▶ _Job_: In your copy, leave out the pictures and repeat the entries below exactly.

---- Records to use

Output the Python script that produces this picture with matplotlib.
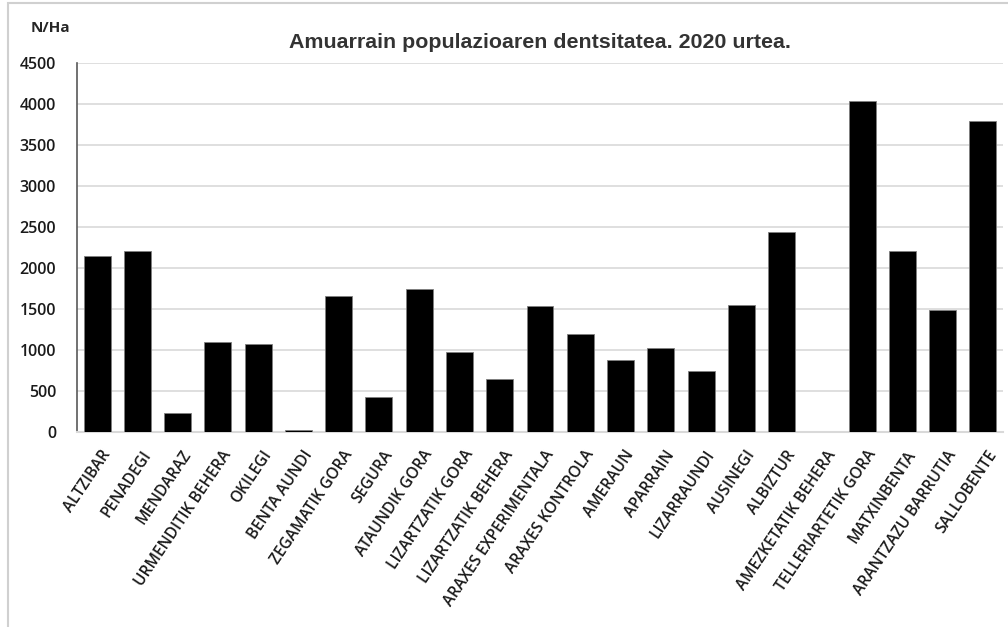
import matplotlib
matplotlib.use("Agg")
from matplotlib import pyplot as plt
from matplotlib.patches import Rectangle
import matplotlib.transforms as mtransforms
import numpy as np

stations = ['ALTZIBAR', 'PENADEGI', 'MENDARAZ', 'URMENDITIK BEHERA', 'OKILEGI',
            'BENTA AUNDI', 'ZEGAMATIK GORA', 'SEGURA', 'ATAUNDIK GORA',
            'LIZARTZATIK GORA', 'LIZARTZATIK BEHERA', 'ARAXES EXPERIMENTALA',
            'ARAXES KONTROLA', 'AMERAUN', 'APARRAIN', 'LIZARRAUNDI', 'AUSINEGI',
            'ALBIZTUR', 'AMEZKETATIK BEHERA', 'TELLERIARTETIK GORA',
            'MATXINBENTA', 'ARANTZAZU BARRUTIA', 'SALLOBENTE']
density = [2145, 2205, 230, 1100, 1070, 20, 1660, 425, 1740, 975, 645, 1535,
           1190, 880, 1020, 740, 1550, 2440, 0, 4035, 2205, 1490, 3795]
yticks = [0, 500, 1000, 1500, 2000, 2500, 3000, 3500, 4000, 4500]

plt.rcParams['font.family'] = ['Open Sans', 'DejaVu Sans']

W, H = 1008, 627
fig = plt.figure(figsize=(W / 100, H / 100), dpi=100)
ax = fig.add_axes([77 / W, 1 - 432 / H, (1003 - 77) / W, (432 - 63) / H])

x = np.arange(len(stations))
ax.bar(x, density, width=0.67, color='black', edgecolor='#7f7f7f', linewidth=0.6, zorder=3)

ax.set_xlim(-0.5, len(stations) - 0.5)
ax.set_ylim(0, 4500)
ax.set_yticks(yticks)
ax.set_yticklabels([str(v) for v in yticks], fontsize=11.5, fontweight='semibold', color='#1a1a1a')
ax.set_xticks(x)
ax.set_xticklabels(stations, rotation=56, ha='right', rotation_mode='anchor',
                   fontsize=11.2, fontweight='semibold', color='#1a1a1a')
ax.tick_params(axis='both', length=0)
ax.tick_params(axis='y', pad=15)
ax.tick_params(axis='x', pad=11)
shift = mtransforms.ScaledTranslation(4 / 100, 0, fig.dpi_scale_trans)
for lab in ax.get_xticklabels():
    lab.set_transform(lab.get_transform() + shift)

ax.yaxis.grid(True, color='#d9d9d9', linewidth=1.2, zorder=0)
ax.set_axisbelow(True)
for s in ['top', 'right']:
    ax.spines[s].set_visible(False)
ax.spines['left'].set_color('#595959')
ax.spines['left'].set_linewidth(1.2)
ax.spines['bottom'].set_color('#d9d9d9')
ax.spines['bottom'].set_linewidth(1.5)

fig.text(540 / W, 1 - 42 / H, 'Amuarrain populazioaren dentsitatea. 2020 urtea.',
         ha='center', va='center', fontsize=15.4, fontweight='bold',
         family=['Liberation Sans', 'DejaVu Sans'], color='#333333')
fig.text(50 / W, 1 - 28 / H, 'N/Ha', ha='center', va='center', fontsize=11,
         fontweight='bold', color='#262626')

fig.patches.append(Rectangle((8 / W, -0.05), 1.1, 1 - 3 / H + 0.05, transform=fig.transFigure,
                             fill=False, edgecolor='#d0d0d0', linewidth=1.5))

fig.savefig('out.png', dpi=100)
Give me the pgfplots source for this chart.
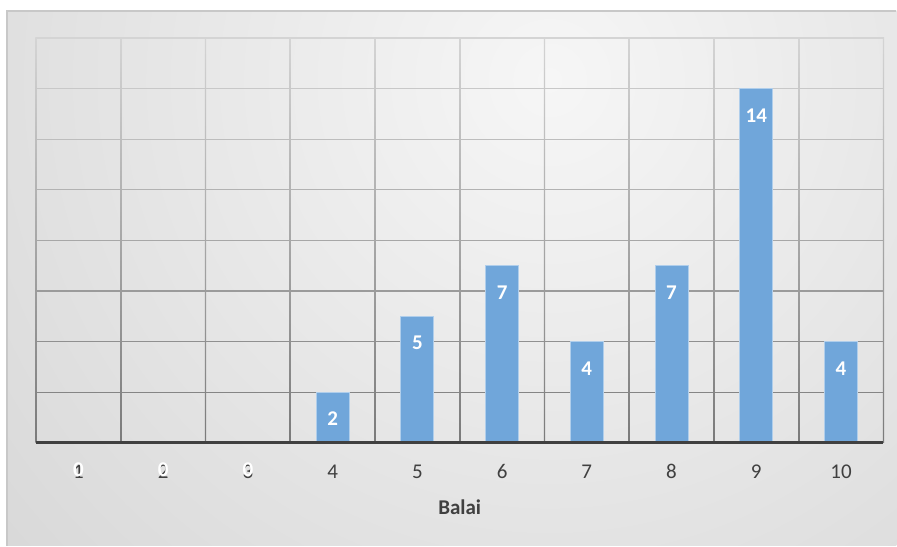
\documentclass[border=0pt]{standalone}
\usepackage{pgfplots}
\pgfplotsset{compat=1.18}
\usepackage{fontspec}
\setmainfont{Carlito}
\definecolor{barblue}{RGB}{112,166,218}
\definecolor{labgray}{RGB}{64,64,64}
\definecolor{bgdark}{RGB}{188,188,188}
\definecolor{bglight}{RGB}{246,246,246}
\definecolor{griddark}{RGB}{122,122,122}
\definecolor{gridlight}{RGB}{212,212,212}
\definecolor{bordergray}{RGB}{200,200,200}
\begin{document}
\begin{tikzpicture}
\fill[white] (0,0) rectangle (448.5pt,273pt);
\begin{scope}
\clip (3.5pt,0) rectangle (448.5pt,267.5pt);
\shade[inner color=bglight, outer color=bgdark] (275pt,233pt) circle (710pt);
\end{scope}
\draw[bordergray, line width=0.6pt] (3.5pt,0) -- (3.5pt,267.5pt) -- (448.5pt,267.5pt);
\begin{axis}[
  at={(18pt,51.5pt)}, anchor=south west,
  scale only axis, width=424pt, height=202.5pt,
  xmin=0.5, xmax=10.5, ymin=0, ymax=16,
  axis on top=true,
  clip=false,
  ybar, bar width=16.5pt, bar shift=0pt,
  axis line style={draw=none},
  ytick={0,2,...,16}, yticklabels={},
  xtick={1,2,3,4,5,6,7,8,9,10}, xticklabels={1,2,3,4,5,6,7,8,9,10},
  major tick length=0pt,
  /pgf/number format/assume math mode=true,
  xticklabel style={font=\fontsize{10.5}{12}\selectfont, text=labgray, anchor=center, yshift=-14.5pt},
  xlabel={Balai},
  xlabel style={font=\bfseries\fontsize{10.5}{12}\selectfont, text=labgray, at={(axis description cs:0.5,0)}, anchor=center, yshift=-32.5pt},
  nodes near coords,
  every node near coord/.append style={anchor=center, yshift=-13.5pt, text=white, font=\bfseries\fontsize{10.5}{12}\selectfont},
]
% grid lines (gradient from light at top to dark at bottom)
\pgfplotsinvokeforeach{0.5,1.5,...,10.5}{
  \shade[top color=gridlight, bottom color=griddark] ([xshift=-0.3pt]axis cs:#1,0) rectangle ([xshift=0.3pt]axis cs:#1,16);
}
\draw[line width=0.6pt, color=gridlight!12!griddark] (axis cs:0.5,2) -- (axis cs:10.5,2);
\draw[line width=0.6pt, color=gridlight!25!griddark] (axis cs:0.5,4) -- (axis cs:10.5,4);
\draw[line width=0.6pt, color=gridlight!37!griddark] (axis cs:0.5,6) -- (axis cs:10.5,6);
\draw[line width=0.6pt, color=gridlight!50!griddark] (axis cs:0.5,8) -- (axis cs:10.5,8);
\draw[line width=0.6pt, color=gridlight!62!griddark] (axis cs:0.5,10) -- (axis cs:10.5,10);
\draw[line width=0.6pt, color=gridlight!75!griddark] (axis cs:0.5,12) -- (axis cs:10.5,12);
\draw[line width=0.6pt, color=gridlight!87!griddark] (axis cs:0.5,14) -- (axis cs:10.5,14);
\draw[line width=0.6pt, color=gridlight] (axis cs:0.5,16) -- (axis cs:10.5,16);
\addplot[draw=none, fill=none] coordinates {(1,0) (2,0) (3,0)};
\addplot[fill=barblue, draw=barblue!55!white, line width=0.4pt] coordinates {(4,2) (5,5) (6,7) (7,4) (8,7) (9,14) (10,4)};
\draw[line width=1.6pt, labgray] (axis cs:0.5,0) -- (axis cs:10.5,0);
\end{axis}
\end{tikzpicture}
\end{document}
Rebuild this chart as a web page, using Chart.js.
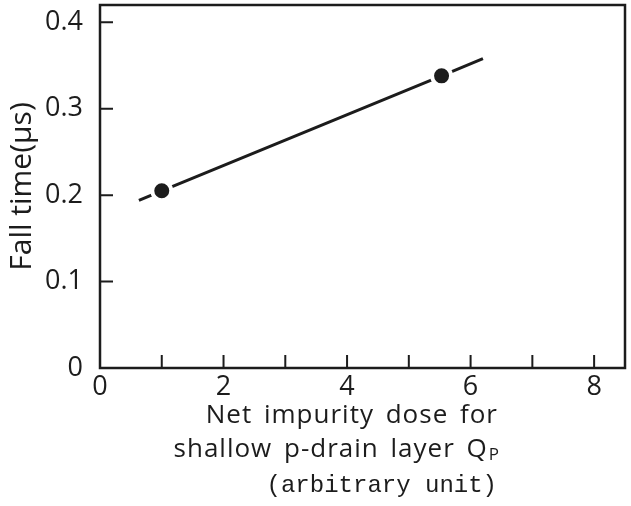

--------

▶ _Result of the exercise_:
Output the Python script that produces this picture with matplotlib.
import matplotlib
matplotlib.use("Agg")
from matplotlib import pyplot as plt
from matplotlib.patches import Rectangle
import matplotlib.transforms as mtransforms
import numpy as np

stations = ['ALTZIBAR', 'PENADEGI', 'MENDARAZ', 'URMENDITIK BEHERA', 'OKILEGI',
            'BENTA AUNDI', 'ZEGAMATIK GORA', 'SEGURA', 'ATAUNDIK GORA',
            'LIZARTZATIK GORA', 'LIZARTZATIK BEHERA', 'ARAXES EXPERIMENTALA',
            'ARAXES KONTROLA', 'AMERAUN', 'APARRAIN', 'LIZARRAUNDI', 'AUSINEGI',
            'ALBIZTUR', 'AMEZKETATIK BEHERA', 'TELLERIARTETIK GORA',
            'MATXINBENTA', 'ARANTZAZU BARRUTIA', 'SALLOBENTE']
density = [2145, 2205, 230, 1100, 1070, 20, 1660, 425, 1740, 975, 645, 1535,
           1190, 880, 1020, 740, 1550, 2440, 0, 4035, 2205, 1490, 3795]
yticks = [0, 500, 1000, 1500, 2000, 2500, 3000, 3500, 4000, 4500]

plt.rcParams['font.family'] = ['Open Sans', 'DejaVu Sans']

W, H = 1008, 627
fig = plt.figure(figsize=(W / 100, H / 100), dpi=100)
ax = fig.add_axes([77 / W, 1 - 432 / H, (1003 - 77) / W, (432 - 63) / H])

x = np.arange(len(stations))
ax.bar(x, density, width=0.67, color='black', edgecolor='#7f7f7f', linewidth=0.6, zorder=3)

ax.set_xlim(-0.5, len(stations) - 0.5)
ax.set_ylim(0, 4500)
ax.set_yticks(yticks)
ax.set_yticklabels([str(v) for v in yticks], fontsize=11.5, fontweight='semibold', color='#1a1a1a')
ax.set_xticks(x)
ax.set_xticklabels(stations, rotation=56, ha='right', rotation_mode='anchor',
                   fontsize=11.2, fontweight='semibold', color='#1a1a1a')
ax.tick_params(axis='both', length=0)
ax.tick_params(axis='y', pad=15)
ax.tick_params(axis='x', pad=11)
shift = mtransforms.ScaledTranslation(4 / 100, 0, fig.dpi_scale_trans)
for lab in ax.get_xticklabels():
    lab.set_transform(lab.get_transform() + shift)

ax.yaxis.grid(True, color='#d9d9d9', linewidth=1.2, zorder=0)
ax.set_axisbelow(True)
for s in ['top', 'right']:
    ax.spines[s].set_visible(False)
ax.spines['left'].set_color('#595959')
ax.spines['left'].set_linewidth(1.2)
ax.spines['bottom'].set_color('#d9d9d9')
ax.spines['bottom'].set_linewidth(1.5)

fig.text(540 / W, 1 - 42 / H, 'Amuarrain populazioaren dentsitatea. 2020 urtea.',
         ha='center', va='center', fontsize=15.4, fontweight='bold',
         family=['Liberation Sans', 'DejaVu Sans'], color='#333333')
fig.text(50 / W, 1 - 28 / H, 'N/Ha', ha='center', va='center', fontsize=11,
         fontweight='bold', color='#262626')

fig.patches.append(Rectangle((8 / W, -0.05), 1.1, 1 - 3 / H + 0.05, transform=fig.transFigure,
                             fill=False, edgecolor='#d0d0d0', linewidth=1.5))

fig.savefig('out.png', dpi=100)
Give me the pgfplots source for this chart.
\documentclass[border=0pt]{standalone}
\usepackage{pgfplots}
\pgfplotsset{compat=1.18}
\usepackage{fontspec}
\setmainfont{Carlito}
\definecolor{barblue}{RGB}{112,166,218}
\definecolor{labgray}{RGB}{64,64,64}
\definecolor{bgdark}{RGB}{188,188,188}
\definecolor{bglight}{RGB}{246,246,246}
\definecolor{griddark}{RGB}{122,122,122}
\definecolor{gridlight}{RGB}{212,212,212}
\definecolor{bordergray}{RGB}{200,200,200}
\begin{document}
\begin{tikzpicture}
\fill[white] (0,0) rectangle (448.5pt,273pt);
\begin{scope}
\clip (3.5pt,0) rectangle (448.5pt,267.5pt);
\shade[inner color=bglight, outer color=bgdark] (275pt,233pt) circle (710pt);
\end{scope}
\draw[bordergray, line width=0.6pt] (3.5pt,0) -- (3.5pt,267.5pt) -- (448.5pt,267.5pt);
\begin{axis}[
  at={(18pt,51.5pt)}, anchor=south west,
  scale only axis, width=424pt, height=202.5pt,
  xmin=0.5, xmax=10.5, ymin=0, ymax=16,
  axis on top=true,
  clip=false,
  ybar, bar width=16.5pt, bar shift=0pt,
  axis line style={draw=none},
  ytick={0,2,...,16}, yticklabels={},
  xtick={1,2,3,4,5,6,7,8,9,10}, xticklabels={1,2,3,4,5,6,7,8,9,10},
  major tick length=0pt,
  /pgf/number format/assume math mode=true,
  xticklabel style={font=\fontsize{10.5}{12}\selectfont, text=labgray, anchor=center, yshift=-14.5pt},
  xlabel={Balai},
  xlabel style={font=\bfseries\fontsize{10.5}{12}\selectfont, text=labgray, at={(axis description cs:0.5,0)}, anchor=center, yshift=-32.5pt},
  nodes near coords,
  every node near coord/.append style={anchor=center, yshift=-13.5pt, text=white, font=\bfseries\fontsize{10.5}{12}\selectfont},
]
% grid lines (gradient from light at top to dark at bottom)
\pgfplotsinvokeforeach{0.5,1.5,...,10.5}{
  \shade[top color=gridlight, bottom color=griddark] ([xshift=-0.3pt]axis cs:#1,0) rectangle ([xshift=0.3pt]axis cs:#1,16);
}
\draw[line width=0.6pt, color=gridlight!12!griddark] (axis cs:0.5,2) -- (axis cs:10.5,2);
\draw[line width=0.6pt, color=gridlight!25!griddark] (axis cs:0.5,4) -- (axis cs:10.5,4);
\draw[line width=0.6pt, color=gridlight!37!griddark] (axis cs:0.5,6) -- (axis cs:10.5,6);
\draw[line width=0.6pt, color=gridlight!50!griddark] (axis cs:0.5,8) -- (axis cs:10.5,8);
\draw[line width=0.6pt, color=gridlight!62!griddark] (axis cs:0.5,10) -- (axis cs:10.5,10);
\draw[line width=0.6pt, color=gridlight!75!griddark] (axis cs:0.5,12) -- (axis cs:10.5,12);
\draw[line width=0.6pt, color=gridlight!87!griddark] (axis cs:0.5,14) -- (axis cs:10.5,14);
\draw[line width=0.6pt, color=gridlight] (axis cs:0.5,16) -- (axis cs:10.5,16);
\addplot[draw=none, fill=none] coordinates {(1,0) (2,0) (3,0)};
\addplot[fill=barblue, draw=barblue!55!white, line width=0.4pt] coordinates {(4,2) (5,5) (6,7) (7,4) (8,7) (9,14) (10,4)};
\draw[line width=1.6pt, labgray] (axis cs:0.5,0) -- (axis cs:10.5,0);
\end{axis}
\end{tikzpicture}
\end{document}
Rebuild this chart as a web page, using Chart.js.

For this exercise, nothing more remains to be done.